After framing of issues, both the parties tendered their evidence. After closing of evidence of both the parties, the Trial Court on the application filed by the plaintiffs under Order 14 Rule 5 of C.P.C. amended the issue No.5 and framed additional issue Nos.7, 8 and 9 and passed the judgment after hearing the parties. The Trial Court did not find the existence of landlord-tenant relationship
but partly decreed the suit on the basis of title against this judgment and decree dated 08/08/2016 thereafter, both the parties preferred appeal. Learned Appellate Court heard the arguments and passed the order of remand directing the Trial Court to afford an opportunity to both the parties to lead evidence on the issue No.5, 7, 8 and 9 and re-decide the matter.
It is submitted by the learned counsel for the appellants that the impugned order is against the well settled principles of law. The learned Appellate Court has not even looked into the facts of the case. Issue No.7 relates to a legal question and is not subject to any evidence. Parties have already tendered their entire evidence on all other issues. The learned Appellate Court has further erred in setting aside the entire judgment without touching the findings given by the Trial Court. Hence, prayer has been made to set aside the impugned order and to direct the appellate Court to decide the appeal on merits.
The learned counsel on behalf of the respondents have supported the order of remand.
It is an admitted fact that no party has amended or added his pleadings after framing of issues and the pleadings in respect of additional issues are already contained in their respective plaint and written statements. From the perusal of the record of the Trial Court, it is apparent that the parties have tendered their entire evidence considering their pleadings or in the light of their pleadings. The issue Nos.5 and 7 are directly related to each other and on the facts relating to these issues, parties have already led their detailed evidence.

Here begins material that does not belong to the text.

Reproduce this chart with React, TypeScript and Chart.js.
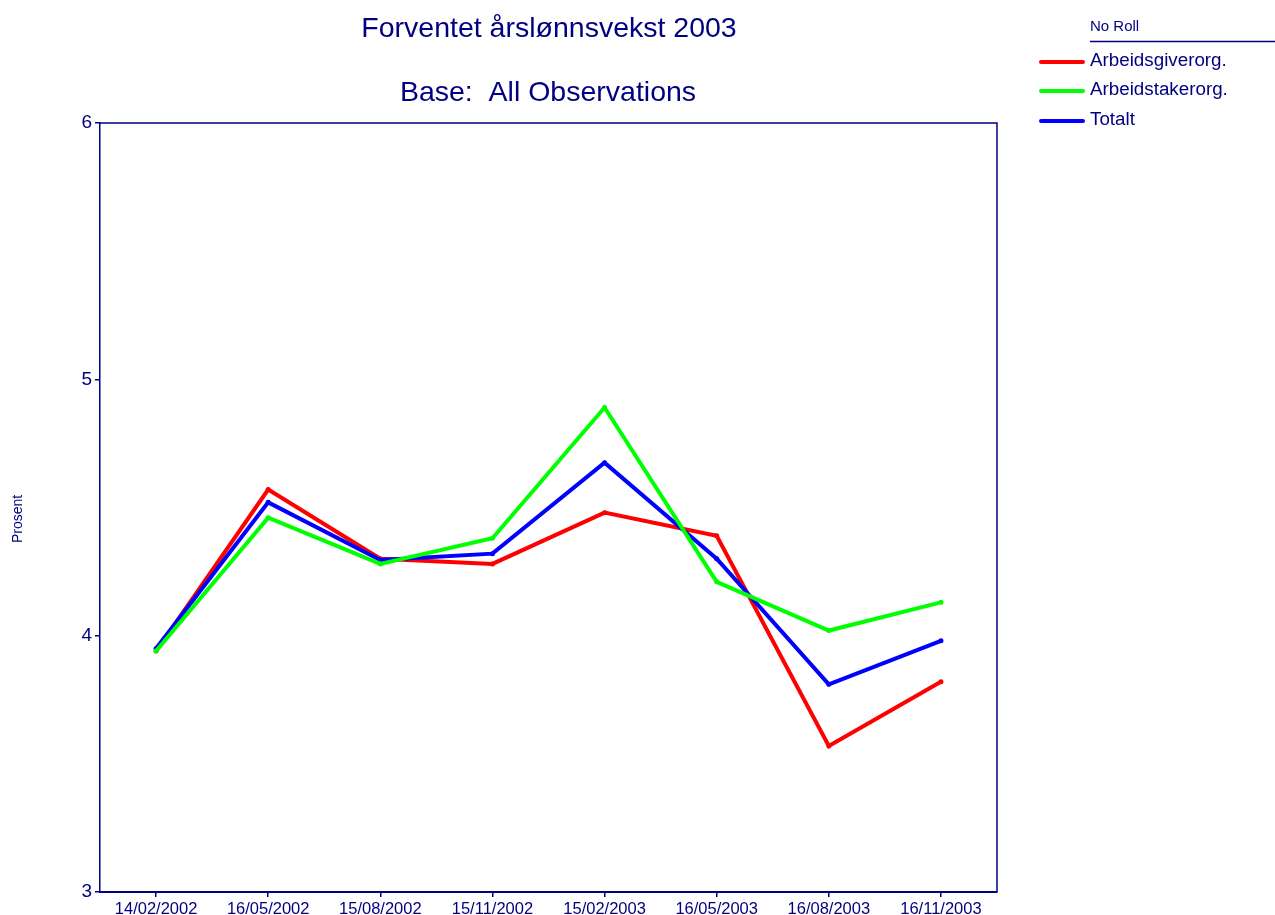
import React, { useEffect, useRef } from "react";
import { Chart, registerables } from "chart.js";

Chart.register(...registerables);

const categories = [
  "14/02/2002", "16/05/2002", "15/08/2002", "15/11/2002",
  "15/02/2003", "16/05/2003", "16/08/2003", "16/11/2003",
];
const arbeidsgiver = [3.94, 4.57, 4.30, 4.28, 4.48, 4.39, 3.57, 3.82];
const arbeidstaker = [3.94, 4.46, 4.28, 4.38, 4.89, 4.21, 4.02, 4.13];
const totalt = [3.95, 4.52, 4.295, 4.32, 4.675, 4.30, 3.81, 3.98];
const seriesNames = ["Arbeidsgiverorg.", "Arbeidstakerorg.", "Totalt"];
const seriesColors = ["#ff0000", "#00ff00", "#0000ff"];
const titleLines = ["Forventet årslønnsvekst 2003", "Base:  All Observations"];
const legendTitle = "No Roll";
const yTitle = "Prosent";

const NAVY = "#000080";
const FONT = "'Liberation Sans', Arial, sans-serif";

export default function App() {
  const ref = useRef<HTMLCanvasElement | null>(null);

  useEffect(() => {
    const canvas = ref.current;
    if (!canvas) return;

    const decor = {
      id: "decor",
      afterDraw(chart: any) {
        const ctx = chart.ctx;
        const a = chart.chartArea;
        ctx.save();
        // frame top/right
        ctx.strokeStyle = NAVY;
        ctx.lineWidth = 1.5;
        ctx.beginPath();
        ctx.moveTo(a.left, a.top);
        ctx.lineTo(a.right, a.top);
        ctx.lineTo(a.right, a.bottom);
        ctx.stroke();
        // titles
        ctx.fillStyle = NAVY;
        ctx.textAlign = "center";
        ctx.textBaseline = "middle";
        ctx.font = `28.5px ${FONT}`;
        ctx.fillText(titleLines[0], 549, 29);
        ctx.fillText(titleLines[1], 548, 93);
        // y title
        ctx.save();
        ctx.translate(18, 519);
        ctx.rotate(-Math.PI / 2);
        ctx.font = `14px ${FONT}`;
        ctx.fillText(yTitle, 0, 0);
        ctx.restore();
        // legend
        ctx.textAlign = "left";
        ctx.font = `15px ${FONT}`;
        ctx.fillText(legendTitle, 1090, 27);
        ctx.lineWidth = 1.5;
        ctx.beginPath();
        ctx.moveTo(1090, 41.5);
        ctx.lineTo(1275, 41.5);
        ctx.stroke();
        ctx.font = `18.8px ${FONT}`;
        const ys = [61, 90, 120];
        for (let i = 0; i < seriesNames.length; i++) {
          ctx.strokeStyle = seriesColors[i];
          ctx.lineWidth = 4;
          ctx.lineCap = "round";
          ctx.beginPath();
          ctx.moveTo(1041, ys[i] + 1);
          ctx.lineTo(1083, ys[i] + 1);
          ctx.stroke();
          ctx.fillStyle = NAVY;
          ctx.fillText(seriesNames[i], 1090, ys[i]);
        }
        ctx.restore();
      },
    };

    const mk = (label: string, data: number[], color: string) => ({
      label,
      data,
      borderColor: color,
      backgroundColor: color,
      borderWidth: 4,
      pointRadius: 2.5,
      pointBorderWidth: 0,
      pointBackgroundColor: color,
      tension: 0,
      fill: false,
    });

    const chart = new Chart(canvas, {
      type: "line",
      data: {
        labels: categories,
        datasets: [
          mk(seriesNames[1], arbeidstaker, seriesColors[1]),
          mk(seriesNames[2], totalt, seriesColors[2]),
          mk(seriesNames[0], arbeidsgiver, seriesColors[0]),
        ],
      },
      options: {
        animation: false,
        responsive: false,
        devicePixelRatio: 1,
        layout: { padding: { top: 123, left: 0, right: 278, bottom: 0 } },
        plugins: {
          legend: { display: false },
          title: { display: false },
          tooltip: { enabled: false },
        },
        scales: {
          x: {
            offset: true,
            grid: {
              display: true,
              drawOnChartArea: false,
              drawTicks: true,
              tickLength: 5,
              color: NAVY,
              lineWidth: 1.5,
              offset: false,
            },
            border: { display: true, color: NAVY, width: 2 },
            ticks: {
              color: NAVY,
              font: { family: FONT, size: 16.5 },
              padding: 3,
              maxRotation: 0,
              autoSkip: false,
            },
            afterFit(scale: any) {
              scale.height = 23;
            },
          },
          y: {
            min: 3,
            max: 6,
            grid: {
              display: true,
              drawOnChartArea: false,
              drawTicks: true,
              tickLength: 5,
              color: NAVY,
              lineWidth: 1.5,
            },
            border: { display: true, color: NAVY, width: 1.5 },
            ticks: {
              stepSize: 1,
              color: NAVY,
              font: { family: FONT, size: 19 },
              padding: 3,
            },
            afterFit(scale: any) {
              scale.width = 100;
            },
          },
        },
      },
      plugins: [decor],
    } as any);

    return () => chart.destroy();
  }, []);

  return (
    <div style={{ position: "fixed", left: 0, top: 0, width: 1275, height: 915, background: "#fff" }}>
      <canvas ref={ref} width={1275} height={915} style={{ width: 1275, height: 915, display: "block" }} />
    </div>
  );
}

In such a situation, the
addition of issues was a mere formality. The evidence regarding the additional issues is already on record and no additional evidence in this regard is required. It is also worth mentioning that issue Nos.8 and 9 have been decided by the Trial Court against the plaintiffs and there is no prayer made by the plaintiffs to remand the matter.
Thus, in the present case, undisputedly the pleadings and evidence of both the sides are available on issue Nos.5, 7, 8 and 9. Hence, the appellate Court should have decided the appeal on merits. But instead of deciding the same, it has remanded the case in toto. It is settled law that where evidence on record is sufficient, the appellate Court should determine the case finally. It is not a healthy practice to remand a case to the Trial Court unless it is necessary to do so as it makes the parties to wait for final decision of their case for a period which is avoidable.
In view of the above, the impugned order of the appellate court is not sustainable and deserves to be set aside.
Consequently, this appeal is allowed and the impugned order of the appellate Court is set aside and the appellate Court is directed to decide the appeal on merits.
Parties are directed to remain personally present in the concerned Appellate Court on 25/04/2024.